2. The tie pad of claim 1, wherein said flange is extendable downwardly from said main panel.

3. The tie pad of claim 1 wherein said shoulder is positioned such that a substantially downward force on said shoulder causes said flange to engage said tie.

4. The tie pad of claim 1, wherein said first flange is extendable downwardly, said first shoulder located with respect to said first flange such that substantially downward force on said first shoulder urges said first flange downwardly.

5. The tie pad of claim 1 wherein said first flange is extendable downwardly, said first shoulder located with respect to said first flange such that substantially downward force on said shoulder discourages upward movement of said flange.

6. The tie pad of claim 1 wherein said first flange is extendable downwardly and inwardly, said first shoulder located with respect to said first flange such that substantially downward force on said shoulder urges said flange inwardly.

7. The tie pad of claim 1 wherein said first shoulder extends longitudinally along said first flange closely proximate said first side margin of said main panel.

8. The tie pad of claim 1 wherein said first shoulder is located at least partially above said first flange outboard of said first side margin of said main panel.

9. The tie pad of claim 1 wherein said first shoulder is located above said first flange outboard of said first side margin of said main panel.

10. The tie pad of claim 1 wherein said shoulder is narrower at the top than at the bottom.

11. The tie pad of claim 1 wherein said main panel defines a thin central portion and a pair of relatively thick lateral portions.

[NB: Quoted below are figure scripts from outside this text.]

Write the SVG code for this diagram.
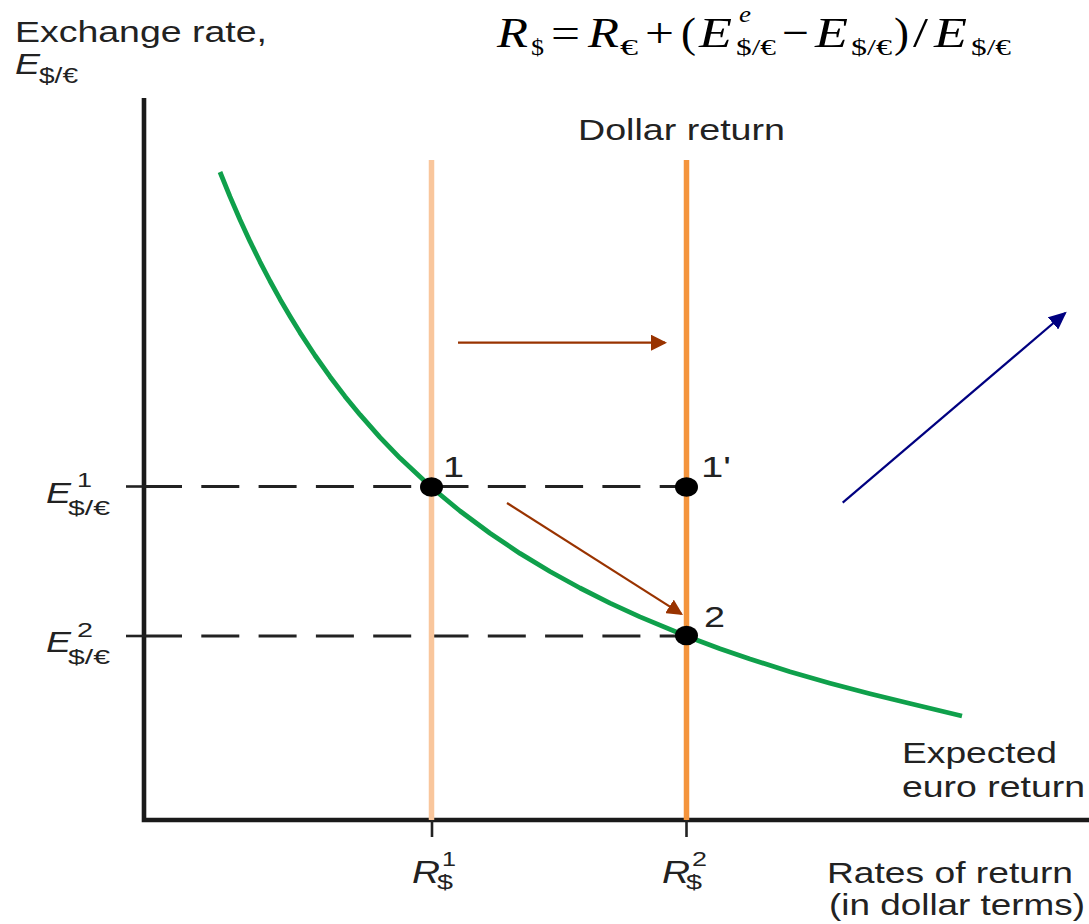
<svg xmlns="http://www.w3.org/2000/svg" width="1089" height="924" viewBox="0 0 1089 924">
<defs>
<style>
.sans{font-family:"Liberation Sans",Arial,sans-serif;fill:#222}
.ital{font-style:italic}
.serif{font-family:"Liberation Serif","Times New Roman",serif;fill:#000}
.dash{stroke:#222;stroke-width:3;stroke-dasharray:38 19.3;fill:none}
.tick{stroke:#222;stroke-width:2.6}
.dot{fill:#000}
.brown{stroke:#993300;stroke-width:2.2;fill:none}
.navy{stroke:#000080;stroke-width:2.2;fill:none}
</style>
<marker id="ahBrown" viewBox="0 0 16 16" refX="14" refY="8" markerWidth="16" markerHeight="16" markerUnits="userSpaceOnUse" orient="auto">
<path d="M0,0 L16,8 L0,16 z" fill="#993300"/>
</marker>
<marker id="ahNavy" viewBox="0 0 18 16" refX="16" refY="8" markerWidth="18" markerHeight="16" markerUnits="userSpaceOnUse" orient="auto">
<path d="M0,0 L18,8 L0,16 z" fill="#000080"/>
</marker>
</defs>
<rect width="1089" height="924" fill="#fff"/>

<g id="formula">
<text class="serif ital" x="497" y="47" font-size="43" textLength="31" lengthAdjust="spacingAndGlyphs">R</text>
<text class="serif" x="531" y="55" font-size="24" textLength="13" lengthAdjust="spacingAndGlyphs">$</text>
<text class="serif" x="551" y="47" font-size="43" textLength="29" lengthAdjust="spacingAndGlyphs">=</text>
<text class="serif ital" x="588" y="47" font-size="43" textLength="31" lengthAdjust="spacingAndGlyphs">R</text>
<text class="serif" x="620" y="55" font-size="24" textLength="18" lengthAdjust="spacingAndGlyphs">€</text>
<text class="serif" x="645" y="47" font-size="43" textLength="29" lengthAdjust="spacingAndGlyphs">+</text>
<text class="serif" x="681" y="47" font-size="43" textLength="15" lengthAdjust="spacingAndGlyphs">(</text>
<text class="serif ital" x="699" y="47" font-size="43" textLength="33" lengthAdjust="spacingAndGlyphs">E</text>
<text class="serif ital" x="739" y="22" font-size="24" textLength="12" lengthAdjust="spacingAndGlyphs">e</text>
<text class="serif" x="736" y="55" font-size="24" textLength="40" lengthAdjust="spacingAndGlyphs">$/€</text>
<text class="serif" x="782" y="47" font-size="43" textLength="27" lengthAdjust="spacingAndGlyphs">−</text>
<text class="serif ital" x="815" y="47" font-size="43" textLength="33" lengthAdjust="spacingAndGlyphs">E</text>
<text class="serif" x="851" y="55" font-size="24" textLength="41" lengthAdjust="spacingAndGlyphs">$/€</text>
<text class="serif" x="894" y="47" font-size="43" textLength="15" lengthAdjust="spacingAndGlyphs">)</text>
<text class="serif" x="913" y="47" font-size="43" textLength="15" lengthAdjust="spacingAndGlyphs">/</text>
<text class="serif ital" x="934" y="47" font-size="43" textLength="33" lengthAdjust="spacingAndGlyphs">E</text>
<text class="serif" x="971" y="55" font-size="24" textLength="40" lengthAdjust="spacingAndGlyphs">$/€</text>
</g>

<g id="y-axis-title">
<text class="sans" x="15" y="42" font-size="30" textLength="252" lengthAdjust="spacingAndGlyphs">Exchange rate,</text>
<text class="sans ital" x="15" y="74" font-size="30" textLength="25" lengthAdjust="spacingAndGlyphs">E</text>
<text class="sans" x="39" y="83" font-size="22" textLength="39" lengthAdjust="spacingAndGlyphs">$/€</text>
</g>

<g id="axes">
<path d="M144,98 V820 H1089" fill="none" stroke="#1a1a1a" stroke-width="4.6" stroke-linejoin="miter"/>
<line class="tick" x1="126" y1="486.5" x2="144" y2="486.5"/>
<line class="tick" x1="126" y1="636" x2="144" y2="636"/>
<line class="tick" x1="432" y1="820" x2="432" y2="837"/>
<line class="tick" x1="686.5" y1="820" x2="686.5" y2="837"/>
</g>

<g id="guides">
<line class="dash" x1="144" y1="486.5" x2="686" y2="486.5"/>
<line class="dash" x1="144" y1="636" x2="686" y2="636"/>
</g>

<g id="dollar-return-1">
<line x1="431.5" y1="160" x2="431.5" y2="820" stroke="#F9C69C" stroke-width="5.5"/>
</g>
<g id="dollar-return-2">
<line x1="686.5" y1="160" x2="686.5" y2="820" stroke="#F4943C" stroke-width="5.5"/>
<text class="sans" x="578" y="140" font-size="30" textLength="207" lengthAdjust="spacingAndGlyphs">Dollar return</text>
</g>

<g id="expected-euro-return">
<path d="M220,172 L230,196.6 L240,219.7 L250,241.4 L260,261.8 L270,281 L280,299.2 L290,316.3 L300,332.6 L315,355.5 L330,376.7 L345,396.4 L360,414.7 L380,437.3 L400,458.1 L431,487 L460,511 L490,533.3 L520,553.4 L550,571.5 L580,588 L610,603.1 L640,616.9 L686,636 L720,648.7 L750,659 L790,671.7 L830,683.2 L870,693.8 L910,703.5 L962,716" fill="none" stroke="#0FA04B" stroke-width="4.8" stroke-linejoin="round"/>
<text class="sans" x="902" y="763" font-size="30" textLength="155" lengthAdjust="spacingAndGlyphs">Expected</text>
<text class="sans" x="902" y="797" font-size="30" textLength="183" lengthAdjust="spacingAndGlyphs">euro return</text>
</g>

<g id="point-1">
<ellipse class="dot" cx="431.5" cy="487" rx="11.5" ry="9.8"/>
<text class="sans" x="443" y="477" font-size="30" textLength="21" lengthAdjust="spacingAndGlyphs">1</text>
</g>
<g id="point-1prime">
<ellipse class="dot" cx="686.5" cy="487" rx="11.5" ry="9.8"/>
<text class="sans" x="701" y="477" font-size="30" textLength="30" lengthAdjust="spacingAndGlyphs">1'</text>
</g>
<g id="point-2">
<ellipse class="dot" cx="686.5" cy="635.5" rx="11.5" ry="9.8"/>
<text class="sans" x="704" y="627" font-size="30" textLength="21" lengthAdjust="spacingAndGlyphs">2</text>
</g>

<g id="y-labels">
<text class="sans ital" x="46" y="503" font-size="30" textLength="25" lengthAdjust="spacingAndGlyphs">E</text>
<text class="sans" x="77" y="487" font-size="21" textLength="15" lengthAdjust="spacingAndGlyphs">1</text>
<text class="sans" x="68" y="515" font-size="20" textLength="42" lengthAdjust="spacingAndGlyphs">$/€</text>
<text class="sans ital" x="46" y="652" font-size="30" textLength="25" lengthAdjust="spacingAndGlyphs">E</text>
<text class="sans" x="77" y="637" font-size="21" textLength="16" lengthAdjust="spacingAndGlyphs">2</text>
<text class="sans" x="68" y="664" font-size="20" textLength="42" lengthAdjust="spacingAndGlyphs">$/€</text>
</g>

<g id="x-labels">
<text class="sans ital" x="412" y="883" font-size="31" textLength="28" lengthAdjust="spacingAndGlyphs">R</text>
<text class="sans" x="442" y="866" font-size="21" textLength="14" lengthAdjust="spacingAndGlyphs">1</text>
<text class="sans" x="437" y="889" font-size="21" textLength="16" lengthAdjust="spacingAndGlyphs">$</text>
<text class="sans ital" x="662" y="883" font-size="31" textLength="28" lengthAdjust="spacingAndGlyphs">R</text>
<text class="sans" x="692" y="866" font-size="21" textLength="15" lengthAdjust="spacingAndGlyphs">2</text>
<text class="sans" x="686" y="889" font-size="21" textLength="16" lengthAdjust="spacingAndGlyphs">$</text>
<text class="sans" x="827" y="883" font-size="30" textLength="246" lengthAdjust="spacingAndGlyphs">Rates of return</text>
<text class="sans" x="829" y="915" font-size="30" textLength="256" lengthAdjust="spacingAndGlyphs">(in dollar terms)</text>
</g>

<g id="connectors">
<line class="brown" x1="458" y1="342.7" x2="665" y2="342.7" marker-end="url(#ahBrown)"/>
<line class="brown" x1="507" y1="503" x2="681.3" y2="613.9" marker-end="url(#ahBrown)"/>
<line class="navy" x1="842.7" y1="502.7" x2="1065.2" y2="313" marker-end="url(#ahNavy)"/>
</g>
</svg>
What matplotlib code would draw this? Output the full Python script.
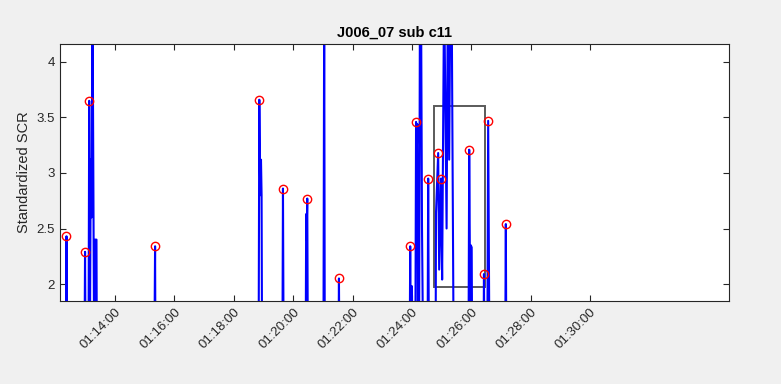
import matplotlib.pyplot as plt
from matplotlib.patches import Rectangle
from matplotlib.ticker import FuncFormatter

plt.rcParams['font.family'] = ['Liberation Sans', 'DejaVu Sans']

# time in seconds after 01:00:00, standardized SCR value
scr_t = [740, 742, 744,
         778, 779.5, 781,
         786.3, 787.9, 789.5, 791, 792.5, 794.6, 796.6, 798.2, 799.8, 802.6, 803.6,
         919, 921, 922,
         1130, 1131.6, 1133.4, 1135, 1136.2, 1137.4,
         1178, 1179.4, 1181,
         1225, 1226.3, 1227, 1228.5, 1230,
         1261, 1262.7, 1264,
         1291, 1292.5, 1294,
         1435, 1436.5, 1438, 1440, 1441,
         1446.6, 1448.3, 1449.7, 1451, 1452.3,
         1454.2, 1456.2, 1458.3, 1460.3, 1463.3,
         1471.3, 1472.8, 1474.6,
         1487.6, 1488.6, 1493, 1495, 1498.6, 1501, 1505, 1510, 1512.6, 1515.2,
         1517.7, 1520.1, 1524.7,
         1554, 1555.7, 1557.7, 1558.7, 1560.7, 1562,
         1584, 1585.5, 1587,
         1592, 1594, 1597,
         1628, 1629.7, 1631]
scr_v = [1.0, 2.43, 1.0,
         1.0, 2.29, 1.0,
         1.0, 3.65, 1.6, 3.12, 2.6, 4.6, 2.64, 1.0, 2.4, 2.4, 1.0,
         1.0, 2.34, 1.0,
         1.0, 3.66, 2.8, 3.12, 2.8, 1.0,
         1.0, 2.86, 1.0,
         1.0, 2.63, 2.4, 2.77, 1.0,
         1.0, 4.6, 1.0,
         1.0, 2.05, 1.0,
         1.0, 2.34, 1.0, 1.98, 1.0,
         1.0, 3.46, 3.16, 3.44, 1.0,
         1.0, 4.7, 4.7, 2.52, 1.0,
         1.0, 2.95, 1.0,
         1.0, 2.64, 3.18, 2.13, 2.95, 2.04, 4.7, 2.5, 4.7, 3.12,
         4.7, 4.7, 1.0,
         1.0, 3.21, 1.8, 2.35, 2.33, 1.0,
         1.0, 2.09, 1.0,
         1.0, 3.47, 1.0,
         1.0, 2.54, 1.0]

peak_t = [742, 779.5, 787.9, 921, 1131.6, 1179.4, 1228.5, 1292.5, 1436.5,
          1448.3, 1472.8, 1493, 1498.6, 1555.7, 1585.5, 1594, 1629.7]
peak_v = [2.43, 2.29, 3.65, 2.34, 3.66, 2.86, 2.77, 2.05, 2.34,
          3.46, 2.95, 3.18, 2.95, 3.21, 2.09, 3.47, 2.54]

# selected window
box_t = [1484.5, 1587.6]
box_v = [1.97, 3.60]

tick_t = [840, 960, 1080, 1200, 1320, 1440, 1560, 1680, 1800]


def hms(s, pos=None):
    s = int(round(s)) + 3600
    return '%02d:%02d:%02d' % (s // 3600, (s % 3600) // 60, s % 60)


fig = plt.figure(figsize=(7.81, 3.84), dpi=100, facecolor='#f0f0f0')
ax = fig.add_axes([60 / 781, 83 / 384, 669 / 781, 257 / 384])

ax.plot(scr_t, scr_v, color='#0000ff', lw=1.5)
ax.plot(peak_t, peak_v, 'o', mfc='none', mec='#ff0000', ms=6, mew=1)
ax.add_patch(Rectangle((box_t[0], box_v[0]), box_t[1] - box_t[0],
                       box_v[1] - box_v[0], fill=False, ec='#5a5a5a', lw=1.4))

ax.set_xlim(728.9, 2080.6)
ax.set_ylim(1.847, 4.162)
ax.set_xticks(tick_t)
ax.xaxis.set_major_formatter(FuncFormatter(hms))
ax.set_yticks([2, 2.5, 3, 3.5, 4])
ax.set_yticklabels(['2', '2.5', '3', '3.5', '4'])

ax.tick_params(direction='in', top=True, right=True, length=4, width=0.8,
               colors='#262626', labelsize=9.5)
plt.setp(ax.get_xticklabels(), rotation=45, ha='right', rotation_mode='anchor')
for sp in ax.spines.values():
    sp.set_color('#262626')
    sp.set_linewidth(0.8)

ax.set_ylabel('Standardized SCR', fontsize=10.5, color='#262626')
ax.set_title('J006_07 sub c11', fontsize=10.5, fontweight='bold', pad=5)

fig.savefig('out.png', dpi=100, facecolor=fig.get_facecolor())
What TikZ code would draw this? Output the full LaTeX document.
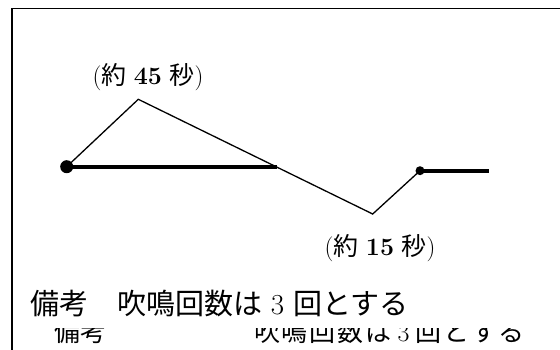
\documentclass[tikz,border=0pt]{standalone}
\usepackage{fontspec}
\newfontfamily\jp{Noto Sans CJK JP}
\newcommand\gsp{\hspace{1.8pt}}
\begin{document}
\begin{tikzpicture}[x=1pt,y=-1pt,
  frameline/.style={line width=1.5pt, line cap=rect},
  thinline/.style={line width=1.3pt, line join=miter},
  thickline/.style={line width=4pt},
  bigdot/.style={circle, fill=black, inner sep=0pt, minimum size=13pt},
  smalldot/.style={circle, fill=black, inner sep=0pt, minimum size=9pt},
  lbl/.style={inner sep=0pt, font=\fontsize{25}{30}\selectfont},
  note/.style={inner sep=0pt, anchor=base west, font=\fontsize{29}{32}\selectfont},
  ghost/.style={inner sep=0pt, anchor=base west, font=\fontsize{26}{30}\selectfont}]
\useasboundingbox (0,0) rectangle (560,349);
% frame
\coordinate (fbl) at (12,349);
\coordinate (ftl) at (12,8.7);
\coordinate (ftr) at (560,8.7);
\draw[frameline] (fbl) -- (ftl) -- (ftr);
% points
\node[bigdot] (d1) at (66.7,166.7) {};
\coordinate (peak) at (138.3,99.3);
\coordinate (cross) at (276.7,166.7);
\coordinate (valley) at (372.7,214);
\node[smalldot] (d2) at (420,170.7) {};
\coordinate (tend) at (489.3,170.7);
% lines
\draw[thinline] (d1.center) -- (peak) -- (valley) -- (d2.center);
\draw[thickline] (d1.center) -- (cross);
\draw[thickline] (d2.center) -- (tend);
% labels
\node[lbl] (l45) at (148,77) {({\jp 約} \textbf{45} {\jp 秒})};
\node[lbl] (l15) at (380,248) {({\jp 約} \textbf{15} {\jp 秒})};
\node[note] (n1) at (30,314) {{\jp 備考　吹鳴回数は} 3 {\jp 回とする}};
\begin{scope}
\clip (13,328) rectangle (560,349);
\node[ghost] (g1) at (54,341) {\jp 備考};
\node[ghost] (g2) at (254,341) {{\jp 吹\gsp 鳴\gsp 回\gsp 数\gsp は}\gsp\,3\,\gsp{\jp 回\gsp と\gsp す\gsp る}};
\end{scope}
\end{tikzpicture}
\end{document}
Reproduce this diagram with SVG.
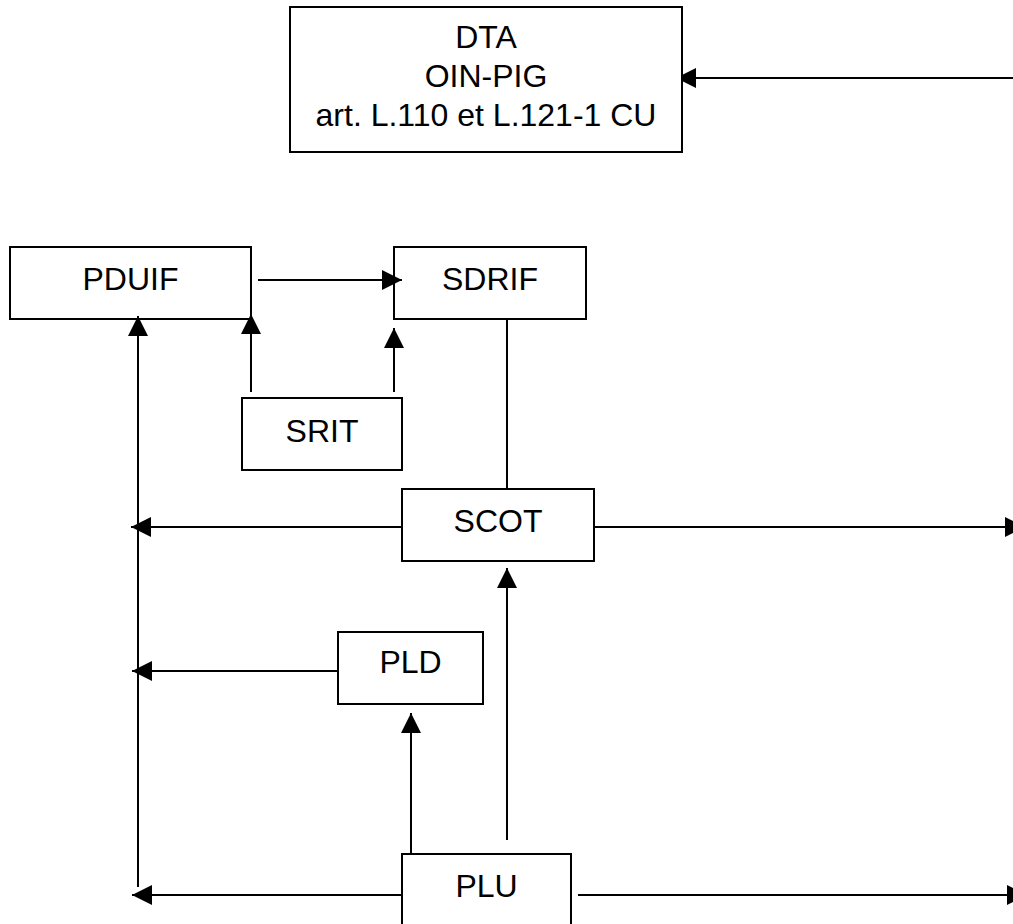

12. The tie pad of claim 11 wherein said main panel defines a top groove and includes a jog portion interconnecting said thin central portion with said top groove.

13. The tie pad of claim 1 wherein said main panel defines a cavity in a bottom side thereof, said cavity capable of receiving a raised logo portion of said concrete tie when said tie pad is in place atop said concrete tie.

14. The tie pad of claim 1, including a second side margin and a second flange.

15. The tie pad of claim 14, further including a second shoulder.

16. The tie pad of claim 1, further including a second flange engagable with said tie.

17. The tie pad of claim 1 wherein said elastomeric material has a hardness in the range from 25 to 80 on the Shore A Durometer scale.

18. The tie pad of claim 1 wherein said main panel includes a bottom surface and a top surface, said surfaces defining a jog in the material of the tie pad.

19. The tie pad of claim 18 wherein said jog is configurable so as to enable a change in said width of said main panel.

20. A method of locating a tie pad laterally with respect to an elongate tie having a longitudinally extending top and side comprising the steps of:

(a) providing a tie pad having a main panel locatable on said top of said tie;

(b) providing said tie pad with a flange adjacent said main panel and engagable with said side of said tie;

(c) providing said tie pad with a shoulder proximate said flange and projectable above a plane defined generally by the top surface of said main panel; and

(d) providing a substantially downward force on said shoulder urging said flange into engagement with said side of said tie.

21. The method of claim 20 wherein such downward force on said shoulder resists upward movement of said flange.

22. The method of claim 20, further including locating said shoulder at least partially above said flange.

23. The method of claim 20, further including locating said shoulder above said flange.